With Edinburgh’s festivals largely based around an international programme, Butler argues there is scope for a new event in Glasgow focusing mainly on Scottish culture – ranging from dance and theatre to film and literature.
“It’s not about being in competition to Edinburgh,” he said. “If you wanted to go to a festival and see a bit of everything and really get a taste of what Scotland has to offer artistically and culturally, there is a wonderful gap in the market that Glasgow is perfectly placed for.”
At the moment the Merchant City Festival is expected to be the mainstay of the cultural programme alongside the Commonwealth Games.
The four-day event, now in its 10th year, has already been moved from its usual September slot to tie in with the Games. The programme this year includes a sporting theme to celebrate the countdown to 2014.

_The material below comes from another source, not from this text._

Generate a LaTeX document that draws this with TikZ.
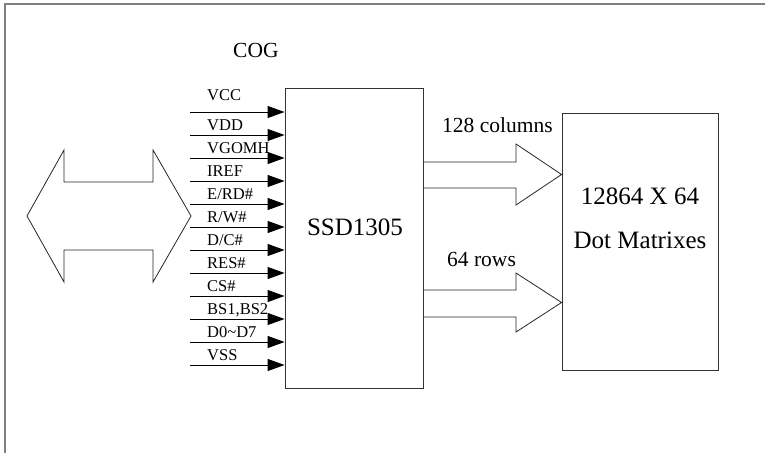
\documentclass[tikz,border=0pt]{standalone}
\usepackage{fontspec}
\setmainfont{Liberation Serif}
\usetikzlibrary{arrows.meta}

\tikzset{
  chipbox/.style={draw=black!80, line width=0.9pt, minimum width=138pt, minimum height=300pt, inner sep=0pt},
  pinline/.style={draw=black, line width=0.9pt, -{Triangle[length=17pt,width=12pt]}},
  pinlabel/.style={anchor=base west, inner sep=0pt, font=\fontsize{16.5}{18}\selectfont},
  biglabel/.style={anchor=base, inner sep=0pt, font=\fontsize{25}{28}\selectfont},
  midlabel/.style={anchor=base west, inner sep=0pt, font=\fontsize{21.5}{24}\selectfont},
  hollow/.style={draw=black!85, line width=0.8pt, line join=miter},
}

\begin{document}
\begin{tikzpicture}[x=1pt,y=-1pt]
\useasboundingbox (0,0) rectangle (765,453);
% frame
\draw[gray, line width=1.3pt] (5,453) -- (5,4) -- (765,4);

% controller and panel
\node[chipbox] (ssd) at (354,238) {};
\node[biglabel] (ssdname) at (355,235) {SSD1305};
\node[chipbox, minimum width=156pt, minimum height=257pt] (dots) at (640,241.5) {};
\node[biglabel] (dotsize) at (640,204) {12864 X 64};
\node[biglabel] (dotname) at (640,248) {Dot Matrixes};
\node[midlabel] (cog) at (233,57) {COG};

% input pins
\foreach \pin [count=\i from 0] in {VDD,VGOMH,IREF,E/RD\#,R/W\#,D/C\#,RES\#,CS\#,{BS1,BS2},D0\char`\~D7,VSS}{
  \coordinate (in\i) at (190,{135+23*\i});
  \draw[pinline] (in\i) -- (in\i -| ssd.west);
  \node[pinlabel] (lab\i) at (207,{130+23*\i}) {\pin};
}
\coordinate (invcc) at (190,112);
\draw[pinline] (invcc) -- (invcc -| ssd.west);
\node[pinlabel] (labvcc) at (207,100) {VCC};

% bus arrow
\draw[hollow] (27,216) -- (64,150) -- (64,182) -- (153,182) -- (153,150) -- (191,216)
  -- (153,282) -- (153,250) -- (64,250) -- (64,282) -- cycle;

% columns and rows
\draw[hollow] (ssd.east |- 0,162) -- (516,162) -- (516,144) -- (dots.west |- 0,174.5)
  -- (516,205) -- (516,188) -- (ssd.east |- 0,188);
\node[midlabel] (cols) at (442,132) {128 columns};
\draw[hollow] (ssd.east |- 0,290) -- (516,290) -- (516,273) -- (dots.west |- 0,302.5)
  -- (516,332) -- (516,317) -- (ssd.east |- 0,317);
\node[midlabel] (rows) at (447,266) {64 rows};
\end{tikzpicture}
\end{document}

The budget for the festival, with 130 events in 54 venues, is £115,000. Last year it made £640,000 for the local economy and attracted 70,000 people, half from outside Glasgow.
In 2006, Melbourne spent around £5 million on a cultural festival to go with its Games. The 12-day event was billed as the largest free cultural festival held in Australia. Butler says if Glasgow wants to develop a similar festival it needs an adequate level of investment.
He said: “It would be fantastic if the Merchant City Festival programme could develop into the Commonwealth year and then beyond … The focus must be to seize this wonderful opportunity.”
The Merchant City Festival is funded by Glasgow City Council through arm’s-length body Glasgow City Marketing Bureau.
It is chaired by Glasgow City Council leader Gordon Matheson, who said it was now a highlight of the city’s cultural calendar.
He said: “We are setting the festival up to become the key cultural attraction for visitors to the city throughout the 2014 Games.”
The organisers of Glasgow’s Commonwealth Games said the budget and details for the cultural programme had yet to be decided.
A spokeswoman for Glasgow 2014 said: “It is something we will start to look at now and then flesh out the details when we have got the programmes in place.”
But MSP Patricia Ferguson, Labour’s spokeswoman for the Commonwealth Games, said plans should be put in place now.
“We must make it our mission to ensure those visiting for the Games see more of Scotland than the running track,” she said.
“Showcasing Glasgow, and indeed the rest of Scotland, cannot afford to be an afterthought.”